Another night, I was delivering the famous Greek dish saganaki, a pan-fried cheese that you pour brandy on and set on fire before crying out the ceremonial “Opa!” You’re supposed to do it away from the table, obviously, and usually you’d bring a busboy out to hold the plate. But we were short-staffed that night, so I just plunked the plate in front of the father and poured the brandy on top.

At the same moment I lit the saganaki, he bent forward and I saw his head engulfed in flames. Luckily, it was a fast alcohol fire and just singed his eyebrows. I still haven’t shot that scene in one of my movies, but I think one day I will. It felt like it happened in slow motion, like I was in the middle of a horror movie. Thankfully he didn’t sue the restaurant. He was mostly shocked and grateful to be alive, I guess.

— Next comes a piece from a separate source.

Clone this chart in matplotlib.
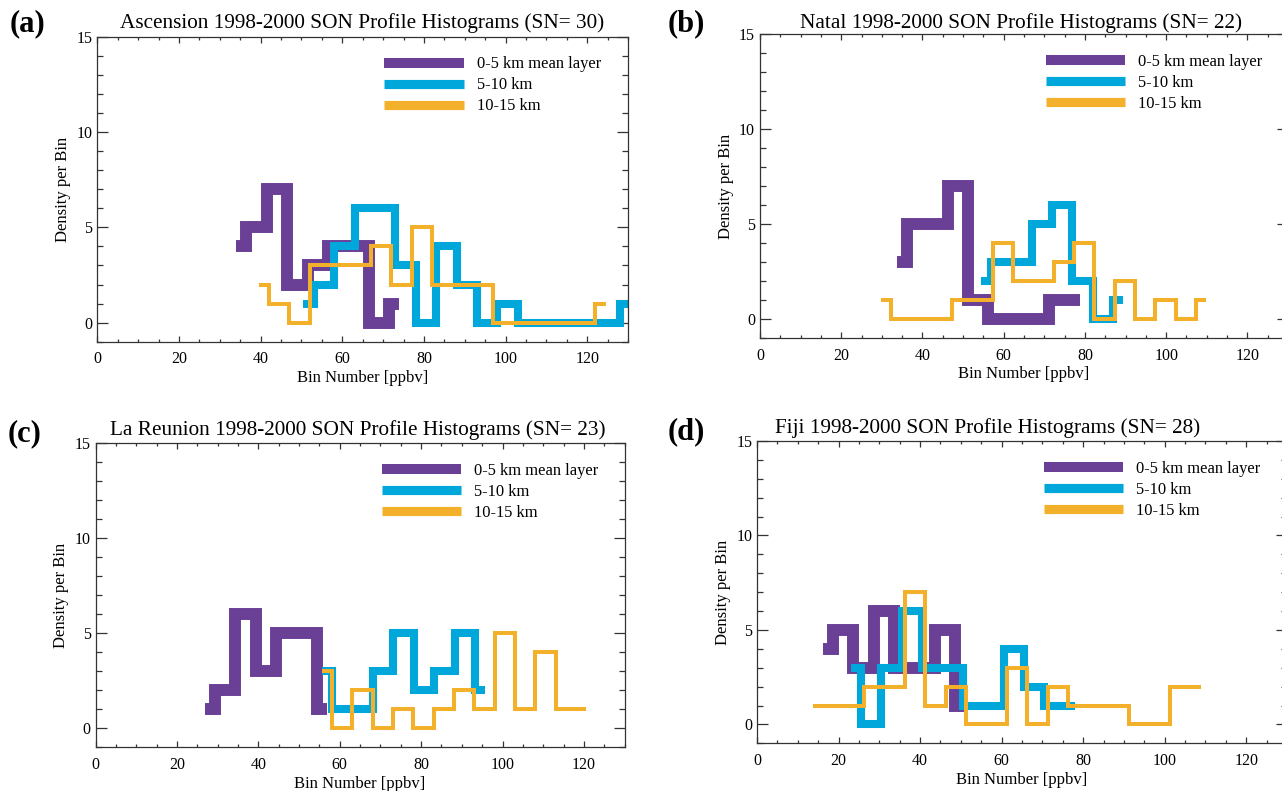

Waiting tables is a really good way to learn to direct, or do anything really, because you’re constantly organizing multiple groups of people, each with different dynamics and various demands that need to be accommodated. I learned a lot about human behaviour and when it’s good to indulge people versus when it’s better to ignore things a little bit. If you spill soup on someone’s lap, it’s sometimes better not to be too apologetic and make a big scene. It’s best to bring soda water, not dwell on it and just move on. There are moments when you’re just completely overwhelmed, you’re short-staffed and you have no idea how you’ll possibly make it work. Then somehow, you do.